WHAT IS REQUIRED: Take the lines from the top down to and including the one with "from matplotlib.lines import Line2D" and repeat them exactly. Omit images.

COLLECTED DATA:
►
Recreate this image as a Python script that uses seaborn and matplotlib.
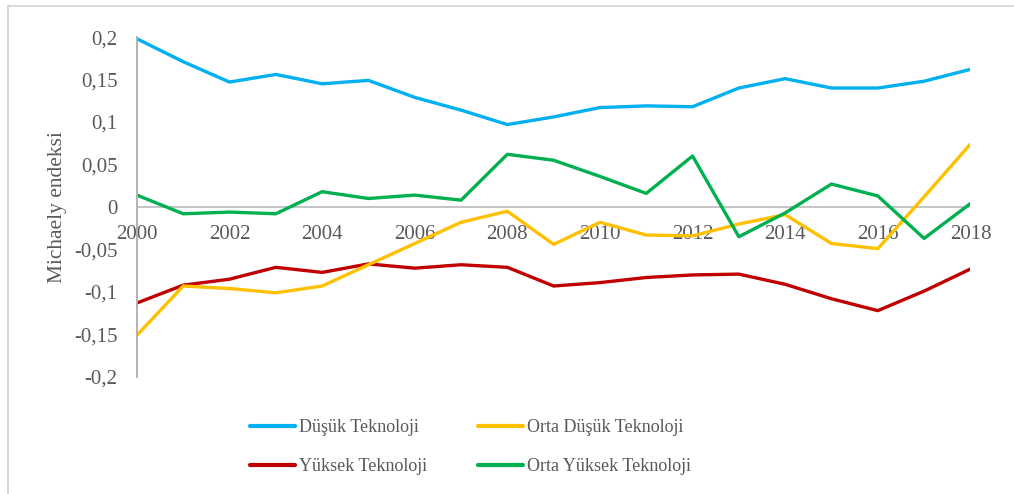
import pandas as pd
import matplotlib
matplotlib.use("Agg")
import matplotlib.pyplot as plt
import seaborn as sns
from matplotlib.lines import Line2D

# data
years = list(range(2000, 2019))
dusuk = [0.198, 0.171, 0.147, 0.156, 0.145, 0.149, 0.129, 0.114, 0.097, 0.106,
         0.117, 0.119, 0.118, 0.140, 0.151, 0.140, 0.140, 0.148, 0.162]
orta_dusuk = [-0.151, -0.093, -0.096, -0.101, -0.093, -0.068, -0.043, -0.018, -0.005, -0.044,
              -0.018, -0.033, -0.034, -0.020, -0.009, -0.043, -0.049, 0.012, 0.074]
yuksek = [-0.113, -0.092, -0.085, -0.071, -0.077, -0.067, -0.072, -0.068, -0.071, -0.093,
          -0.089, -0.083, -0.080, -0.079, -0.091, -0.108, -0.122, -0.099, -0.073]
orta_yuksek = [0.014, -0.008, -0.006, -0.008, 0.018, 0.010, 0.014, 0.008, 0.062, 0.055,
               0.036, 0.016, 0.060, -0.035, -0.007, 0.027, 0.013, -0.037, 0.004]

series = ["Düşük Teknoloji", "Yüksek Teknoloji", "Orta Düşük Teknoloji", "Orta Yüksek Teknoloji"]
colors = {"Düşük Teknoloji": "#00B0F0", "Orta Düşük Teknoloji": "#FFC000",
          "Yüksek Teknoloji": "#C00000", "Orta Yüksek Teknoloji": "#00B050"}
x_ticks = [2000, 2002, 2004, 2006, 2008, 2010, 2012, 2014, 2016, 2018]
y_ticks = [-0.2, -0.15, -0.1, -0.05, 0, 0.05, 0.1, 0.15, 0.2]
y_labels = ["-0,2", "-0,15", "-0,1", "-0,05", "0", "0,05", "0,1", "0,15", "0,2"]

df = pd.DataFrame({
    "year": years * 4,
    "value": dusuk + yuksek + orta_dusuk + orta_yuksek,
    "series": [s for s in series for _ in years],
})

sns.set_style("white")
plt.rcParams["font.family"] = ["Liberation Serif", "DejaVu Serif"]
text_color = "#595959"

fig = plt.figure(figsize=(10.14, 4.94), dpi=100)
ax = fig.add_axes([0.135, 0.237, 0.822, 0.688])

sns.lineplot(data=df, x="year", y="value", hue="series", hue_order=series,
             palette=colors, linewidth=2.4, ax=ax, legend=False)

ax.set_xlim(2000, 2018)
ax.set_ylim(-0.2, 0.2)
ax.set_yticks(y_ticks)
ax.set_yticklabels(y_labels, fontsize=15, color=text_color)
ax.set_xticks([])
ax.tick_params(axis="y", length=0, pad=14)

for s in ["top", "right", "bottom"]:
    ax.spines[s].set_visible(False)
ax.spines["left"].set_color("#ADADAD")
ax.spines["left"].set_linewidth(1.3)
ax.axhline(0, color="#BFBFBF", linewidth=1.3, zorder=0)

# x labels sit just under the zero line
for yr in x_ticks:
    ax.text(yr, -0.021, str(yr), ha="center", va="top", fontsize=15,
            color=text_color, zorder=1)

ax.set_xlabel("")
ax.set_ylabel("Michaely endeksi", fontsize=15.4, color=text_color)
ax.yaxis.set_label_coords(-0.084, 0.5)

handles = [Line2D([0], [0], color=colors[s], linewidth=3) for s in series]
fig.legend(handles, series, ncol=2, loc="center", bbox_to_anchor=(0.464, 0.095),
           frameon=False, fontsize=13, labelcolor=text_color, handlelength=2.5,
           handletextpad=0.25, columnspacing=2.8, labelspacing=1.2)

# grey chart frame (left and top edges visible)
fig.add_artist(Line2D([8 / 1014, 8 / 1014], [0, 1 - 6 / 494], transform=fig.transFigure,
                      color="#D9D9D9", linewidth=1.5))
fig.add_artist(Line2D([8 / 1014, 1], [1 - 6 / 494, 1 - 6 / 494], transform=fig.transFigure,
                      color="#D9D9D9", linewidth=1.5))

fig.savefig("out.png", dpi=100, facecolor="white")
◄
THE REPLY:
Recreate this image as a Python script that uses seaborn and matplotlib.
import pandas as pd
import matplotlib
matplotlib.use("Agg")
import matplotlib.pyplot as plt
import seaborn as sns
from matplotlib.lines import Line2D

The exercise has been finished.